The fourth Wednesday morning of each month is the time for meetings of the World War 1 Group. We begin with coffee and biscuits at 10.00 and the convivial, welcoming atmosphere continues into the business agenda at 10.30 and lively discussion following a visiting speaker. The meeting ends at 12 noon.

Whilst members have particular enthusiasm for the role which Bradford and its citizens played, they also share an interest in all aspects of the Great War. This is reflected in the extremely wide range of topics covered by our programme of speakers. Our Heritage Lottery award provided us with a digital projector, speakers, screen and several laptops for research.

In December 2016 the WW1 Group received the papers, photograph albums and research notes of local researcher PD Lodge. This valuable archive can be made available for study.

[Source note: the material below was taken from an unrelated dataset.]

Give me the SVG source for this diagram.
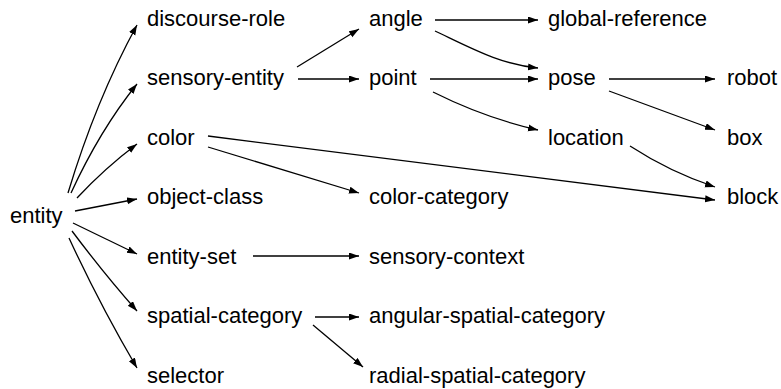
<svg xmlns="http://www.w3.org/2000/svg" width="781" height="389" viewBox="0 0 781 389">
  <style>
    .lbl { font-family: "Liberation Sans", Arial, sans-serif; font-size: 22px; fill: #000; }
    .edge { fill: none; stroke: #000; stroke-width: 1.3; marker-end: url(#arrow); }
  </style>
  <defs>
    <marker id="arrow" markerUnits="userSpaceOnUse" markerWidth="11" markerHeight="8" refX="10" refY="3.5" orient="auto">
      <path d="M0,0 L10,3.5 L0,7 z" fill="#000"/>
    </marker>
  </defs>
  <rect width="781" height="389" fill="#fff"/>

  <g id="connectors">
    <!-- entity fan-out -->
    <path class="edge" d="M68,193 Q96,100 137,25"/>
    <path class="edge" d="M71,193 Q100,130 137,84"/>
    <path class="edge" d="M77,198 Q105,168 137,144"/>
    <path class="edge" d="M75,211 L137,199"/>
    <path class="edge" d="M73,223 L137,254"/>
    <path class="edge" d="M72,231 Q105,275 137,311"/>
    <path class="edge" d="M69,238 Q100,305 137,368"/>
    <!-- sensory-entity -->
    <path class="edge" d="M297,67 L359,29"/>
    <path class="edge" d="M298,79 L359,79"/>
    <!-- angle -->
    <path class="edge" d="M435,20 L538,20"/>
    <path class="edge" d="M435,31 C475,50 500,64 538,68"/>
    <!-- point -->
    <path class="edge" d="M430,79 L538,79"/>
    <path class="edge" d="M433,92 Q485,118 538,130"/>
    <!-- pose -->
    <path class="edge" d="M609,79 L715,79"/>
    <path class="edge" d="M609,91 L715,130"/>
    <!-- location -->
    <path class="edge" d="M630,146 Q670,172 715,187"/>
    <!-- color -->
    <path class="edge" d="M208,136 L715,200"/>
    <path class="edge" d="M208,147 L359,193"/>
    <!-- entity-set -->
    <path class="edge" d="M253,256 L359,256"/>
    <!-- spatial-category -->
    <path class="edge" d="M315,317 L359,317"/>
    <path class="edge" d="M313,325 L363,367"/>
  </g>

  <g id="entity"><text class="lbl" x="10" y="223">entity</text></g>
  <g id="discourse-role"><text class="lbl" x="147" y="26">discourse-role</text></g>
  <g id="sensory-entity"><text class="lbl" x="147" y="85">sensory-entity</text></g>
  <g id="color"><text class="lbl" x="147" y="145">color</text></g>
  <g id="object-class"><text class="lbl" x="147" y="204">object-class</text></g>
  <g id="entity-set"><text class="lbl" x="147" y="264">entity-set</text></g>
  <g id="spatial-category"><text class="lbl" x="147" y="323">spatial-category</text></g>
  <g id="selector"><text class="lbl" x="147" y="383">selector</text></g>

  <g id="angle"><text class="lbl" x="369" y="26">angle</text></g>
  <g id="point"><text class="lbl" x="369" y="85">point</text></g>
  <g id="color-category"><text class="lbl" x="369" y="204">color-category</text></g>
  <g id="sensory-context"><text class="lbl" x="369" y="264">sensory-context</text></g>
  <g id="angular-spatial-category"><text class="lbl" x="369" y="323">angular-spatial-category</text></g>
  <g id="radial-spatial-category"><text class="lbl" x="369" y="383">radial-spatial-category</text></g>

  <g id="global-reference"><text class="lbl" x="548" y="26">global-reference</text></g>
  <g id="pose"><text class="lbl" x="548" y="85">pose</text></g>
  <g id="location"><text class="lbl" x="548" y="145">location</text></g>

  <g id="robot"><text class="lbl" x="727" y="85">robot</text></g>
  <g id="box"><text class="lbl" x="727" y="145">box</text></g>
  <g id="block"><text class="lbl" x="727" y="204">block</text></g>
</svg>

We also have a display cabinet of donated artefacts.

The Exhibition

The exhibition display panels researched and written by members of the WW1 group were produced by Inchpunch Design and form part of our Heritage Lottery Project.

They have been exhibited twice in the banqueting suite of Bradford City Hall at the invitation of the Lord Mayor’s office; at Bradford Central Library during the presentation about the war poet Humbert Wolfe; at events held in the meeting rooms of the Mechanics Institute and as a back-drop to presentations given by group members in other locations, including the Ilkley Literature Festival in October 2014, at the Bradford Club on 25 February 2015 and on Sam Meekosha Day at the Local Studies Library on 19 November 2015.


Threads of War Exhibition

Throughout July 2016 the WW1 Group staged an exhibition in the Mechanics’ Institute Library entitled ‘Threads of War’. Opened by the Lord Mayor on Saturday 2 July, the display comprised creative textiles in a range of styles reflecting aspects of the Great War. The exhibition was curated by Annie Parkinson of the East Riding Commemorative Quilts Group.


At the invitation of Bradford Cathedral the exhibition will be on display in the Cathedral for the whole of July 2016 and will form the backdrop for the Civic Commemoration of the Battle of the Somme to be held at the Cathedral on Saturday 9th July 2016 at 3pm.